Data entries:
--------------------
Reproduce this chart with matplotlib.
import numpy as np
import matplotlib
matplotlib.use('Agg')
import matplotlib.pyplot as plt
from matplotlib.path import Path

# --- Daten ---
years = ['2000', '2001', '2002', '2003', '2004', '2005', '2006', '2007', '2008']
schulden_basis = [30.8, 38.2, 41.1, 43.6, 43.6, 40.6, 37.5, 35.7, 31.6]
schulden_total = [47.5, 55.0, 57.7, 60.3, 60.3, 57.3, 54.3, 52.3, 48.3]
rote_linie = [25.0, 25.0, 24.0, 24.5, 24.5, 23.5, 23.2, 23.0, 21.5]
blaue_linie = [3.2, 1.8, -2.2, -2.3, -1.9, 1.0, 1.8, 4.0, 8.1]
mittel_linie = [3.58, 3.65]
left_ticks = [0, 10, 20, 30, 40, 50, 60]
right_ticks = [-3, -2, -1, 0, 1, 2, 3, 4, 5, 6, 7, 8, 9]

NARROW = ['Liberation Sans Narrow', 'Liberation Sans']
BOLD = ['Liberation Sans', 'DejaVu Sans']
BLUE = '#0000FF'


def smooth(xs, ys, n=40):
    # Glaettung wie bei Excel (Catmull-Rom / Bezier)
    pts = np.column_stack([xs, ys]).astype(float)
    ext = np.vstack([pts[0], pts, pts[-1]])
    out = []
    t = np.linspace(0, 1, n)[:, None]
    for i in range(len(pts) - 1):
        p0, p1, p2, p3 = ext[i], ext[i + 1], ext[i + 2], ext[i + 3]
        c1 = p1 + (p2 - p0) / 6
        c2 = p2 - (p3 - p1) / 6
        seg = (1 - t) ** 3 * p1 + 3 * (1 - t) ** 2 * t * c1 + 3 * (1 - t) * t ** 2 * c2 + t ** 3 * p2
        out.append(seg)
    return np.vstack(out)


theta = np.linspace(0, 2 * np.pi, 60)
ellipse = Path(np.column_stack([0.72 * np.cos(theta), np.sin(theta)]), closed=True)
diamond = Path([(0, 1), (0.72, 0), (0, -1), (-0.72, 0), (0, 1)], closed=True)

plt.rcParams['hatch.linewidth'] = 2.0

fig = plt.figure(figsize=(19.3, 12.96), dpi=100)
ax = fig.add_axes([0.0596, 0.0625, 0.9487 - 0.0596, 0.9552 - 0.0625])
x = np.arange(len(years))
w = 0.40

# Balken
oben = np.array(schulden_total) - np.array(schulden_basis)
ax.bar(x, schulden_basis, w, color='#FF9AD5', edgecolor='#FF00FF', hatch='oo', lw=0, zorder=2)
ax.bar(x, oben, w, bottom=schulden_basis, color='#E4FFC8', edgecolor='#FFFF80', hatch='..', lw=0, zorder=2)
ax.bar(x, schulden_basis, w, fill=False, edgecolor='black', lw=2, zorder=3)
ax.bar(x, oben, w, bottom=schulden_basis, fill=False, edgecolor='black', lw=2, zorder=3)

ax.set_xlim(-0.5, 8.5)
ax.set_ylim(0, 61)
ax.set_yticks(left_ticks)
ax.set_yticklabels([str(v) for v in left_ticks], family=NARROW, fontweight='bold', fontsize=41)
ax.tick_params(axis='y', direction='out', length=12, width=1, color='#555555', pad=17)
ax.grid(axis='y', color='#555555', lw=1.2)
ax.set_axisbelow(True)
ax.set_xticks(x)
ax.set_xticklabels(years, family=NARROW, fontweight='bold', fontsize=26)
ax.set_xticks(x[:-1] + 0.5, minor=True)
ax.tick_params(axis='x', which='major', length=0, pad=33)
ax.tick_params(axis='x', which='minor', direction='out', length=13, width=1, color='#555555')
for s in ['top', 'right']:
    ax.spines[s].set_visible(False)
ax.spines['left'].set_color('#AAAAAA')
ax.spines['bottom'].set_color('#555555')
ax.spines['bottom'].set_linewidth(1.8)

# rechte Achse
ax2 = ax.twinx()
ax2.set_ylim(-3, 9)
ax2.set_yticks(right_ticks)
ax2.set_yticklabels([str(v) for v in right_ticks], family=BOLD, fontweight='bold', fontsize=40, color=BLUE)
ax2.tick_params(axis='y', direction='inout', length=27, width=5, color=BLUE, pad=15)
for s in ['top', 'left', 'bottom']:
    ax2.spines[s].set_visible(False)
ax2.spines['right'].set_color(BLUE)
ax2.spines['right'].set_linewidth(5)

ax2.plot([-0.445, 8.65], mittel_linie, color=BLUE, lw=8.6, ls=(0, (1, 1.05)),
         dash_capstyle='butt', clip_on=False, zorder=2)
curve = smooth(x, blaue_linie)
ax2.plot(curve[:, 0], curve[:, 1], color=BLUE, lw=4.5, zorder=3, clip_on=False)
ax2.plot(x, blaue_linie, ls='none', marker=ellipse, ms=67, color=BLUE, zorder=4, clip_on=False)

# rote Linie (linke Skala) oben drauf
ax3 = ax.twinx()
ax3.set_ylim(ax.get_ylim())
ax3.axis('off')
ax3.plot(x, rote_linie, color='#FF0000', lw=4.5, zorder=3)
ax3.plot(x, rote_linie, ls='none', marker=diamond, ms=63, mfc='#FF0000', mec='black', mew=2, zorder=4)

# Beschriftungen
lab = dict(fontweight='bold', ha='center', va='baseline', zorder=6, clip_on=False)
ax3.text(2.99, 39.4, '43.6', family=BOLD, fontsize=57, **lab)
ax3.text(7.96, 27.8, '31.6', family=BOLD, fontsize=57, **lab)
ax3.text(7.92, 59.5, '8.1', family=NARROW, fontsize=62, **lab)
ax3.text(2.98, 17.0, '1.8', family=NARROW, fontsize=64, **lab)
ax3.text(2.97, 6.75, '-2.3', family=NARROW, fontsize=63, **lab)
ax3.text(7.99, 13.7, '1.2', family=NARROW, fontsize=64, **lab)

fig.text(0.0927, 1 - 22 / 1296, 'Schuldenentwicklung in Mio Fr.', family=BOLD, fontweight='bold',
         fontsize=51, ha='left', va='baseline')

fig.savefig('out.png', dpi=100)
--------------------
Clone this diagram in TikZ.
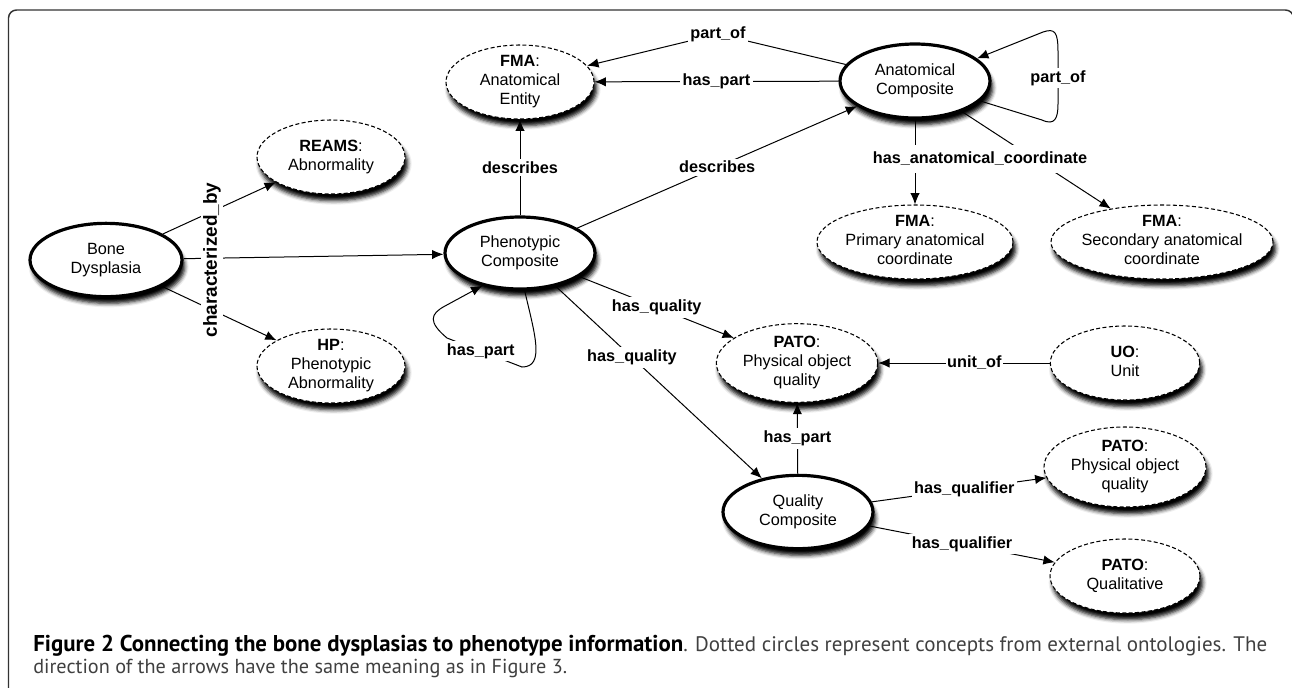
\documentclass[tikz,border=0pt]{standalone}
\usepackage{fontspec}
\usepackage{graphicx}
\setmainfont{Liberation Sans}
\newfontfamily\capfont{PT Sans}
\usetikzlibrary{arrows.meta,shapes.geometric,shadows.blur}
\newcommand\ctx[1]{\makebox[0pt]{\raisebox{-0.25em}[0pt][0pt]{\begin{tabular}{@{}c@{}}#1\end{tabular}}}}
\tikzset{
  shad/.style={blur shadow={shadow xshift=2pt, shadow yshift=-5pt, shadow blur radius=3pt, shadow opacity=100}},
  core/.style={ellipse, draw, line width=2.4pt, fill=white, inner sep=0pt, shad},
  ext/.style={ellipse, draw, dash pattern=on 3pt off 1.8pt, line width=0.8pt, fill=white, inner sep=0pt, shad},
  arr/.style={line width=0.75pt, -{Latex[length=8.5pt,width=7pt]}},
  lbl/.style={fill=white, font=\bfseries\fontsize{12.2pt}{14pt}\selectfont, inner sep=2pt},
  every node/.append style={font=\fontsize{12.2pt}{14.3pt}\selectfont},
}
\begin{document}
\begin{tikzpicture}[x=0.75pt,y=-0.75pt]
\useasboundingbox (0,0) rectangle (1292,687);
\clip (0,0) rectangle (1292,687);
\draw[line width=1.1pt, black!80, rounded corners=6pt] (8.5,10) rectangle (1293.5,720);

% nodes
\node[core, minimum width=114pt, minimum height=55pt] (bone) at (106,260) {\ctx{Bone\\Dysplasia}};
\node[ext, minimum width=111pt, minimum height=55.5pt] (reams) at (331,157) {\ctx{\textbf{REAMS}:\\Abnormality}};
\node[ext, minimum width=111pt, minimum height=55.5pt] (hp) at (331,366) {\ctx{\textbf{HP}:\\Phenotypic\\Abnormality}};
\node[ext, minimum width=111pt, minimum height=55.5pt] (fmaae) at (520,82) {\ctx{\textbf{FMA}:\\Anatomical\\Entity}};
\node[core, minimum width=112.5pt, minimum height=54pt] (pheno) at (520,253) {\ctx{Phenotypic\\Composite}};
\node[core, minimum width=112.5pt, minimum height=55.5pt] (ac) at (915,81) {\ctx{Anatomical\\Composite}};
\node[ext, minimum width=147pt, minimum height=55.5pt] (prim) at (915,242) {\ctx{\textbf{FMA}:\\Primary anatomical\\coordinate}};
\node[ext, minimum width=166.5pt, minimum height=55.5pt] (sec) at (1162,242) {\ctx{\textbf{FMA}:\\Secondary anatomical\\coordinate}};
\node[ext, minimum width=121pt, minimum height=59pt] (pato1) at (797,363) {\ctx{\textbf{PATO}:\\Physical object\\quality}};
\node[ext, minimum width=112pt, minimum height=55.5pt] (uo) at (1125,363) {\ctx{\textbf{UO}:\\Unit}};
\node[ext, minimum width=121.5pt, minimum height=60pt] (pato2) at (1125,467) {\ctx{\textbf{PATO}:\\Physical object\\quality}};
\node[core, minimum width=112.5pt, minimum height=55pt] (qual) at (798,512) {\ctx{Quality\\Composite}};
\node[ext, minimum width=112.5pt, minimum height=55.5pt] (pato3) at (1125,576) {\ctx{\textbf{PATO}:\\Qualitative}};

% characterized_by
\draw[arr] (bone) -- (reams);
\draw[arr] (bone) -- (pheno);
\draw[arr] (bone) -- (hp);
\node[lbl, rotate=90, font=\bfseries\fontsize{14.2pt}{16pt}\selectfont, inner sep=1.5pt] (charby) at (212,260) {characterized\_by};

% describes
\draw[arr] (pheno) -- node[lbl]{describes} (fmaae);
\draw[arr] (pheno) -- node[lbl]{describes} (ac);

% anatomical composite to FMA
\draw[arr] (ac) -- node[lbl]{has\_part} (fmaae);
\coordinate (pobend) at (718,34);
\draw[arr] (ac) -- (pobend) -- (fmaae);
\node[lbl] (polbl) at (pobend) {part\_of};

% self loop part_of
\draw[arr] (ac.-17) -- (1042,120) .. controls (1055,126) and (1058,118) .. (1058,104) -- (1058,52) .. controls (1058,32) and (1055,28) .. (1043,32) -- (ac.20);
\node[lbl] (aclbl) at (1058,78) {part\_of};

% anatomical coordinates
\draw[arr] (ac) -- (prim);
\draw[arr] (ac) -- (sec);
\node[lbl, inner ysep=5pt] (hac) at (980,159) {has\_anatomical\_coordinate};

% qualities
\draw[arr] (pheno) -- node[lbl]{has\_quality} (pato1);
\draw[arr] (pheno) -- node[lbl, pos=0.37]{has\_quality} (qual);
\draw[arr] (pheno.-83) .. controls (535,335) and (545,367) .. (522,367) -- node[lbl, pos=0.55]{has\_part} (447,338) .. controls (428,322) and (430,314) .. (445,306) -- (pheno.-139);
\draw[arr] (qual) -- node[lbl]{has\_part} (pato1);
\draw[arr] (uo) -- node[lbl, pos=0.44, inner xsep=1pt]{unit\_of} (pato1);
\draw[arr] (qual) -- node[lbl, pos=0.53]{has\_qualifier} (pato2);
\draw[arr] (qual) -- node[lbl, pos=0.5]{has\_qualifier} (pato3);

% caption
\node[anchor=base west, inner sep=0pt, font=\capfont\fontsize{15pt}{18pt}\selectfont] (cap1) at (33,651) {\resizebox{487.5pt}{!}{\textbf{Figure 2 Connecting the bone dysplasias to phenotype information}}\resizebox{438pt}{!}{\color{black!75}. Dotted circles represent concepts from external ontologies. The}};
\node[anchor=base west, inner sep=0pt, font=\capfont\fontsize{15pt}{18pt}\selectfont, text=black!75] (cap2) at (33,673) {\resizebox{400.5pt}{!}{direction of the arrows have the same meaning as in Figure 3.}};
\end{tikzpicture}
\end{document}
--------------------
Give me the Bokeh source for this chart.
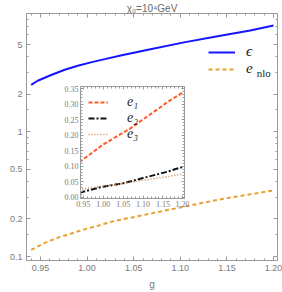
--------------------
Exercise prompt:
Pick out the lines containing the string "this".

Result:
Reproduce this chart with matplotlib.
Clone this diagram in TikZ.
Give me the Bokeh source for this chart.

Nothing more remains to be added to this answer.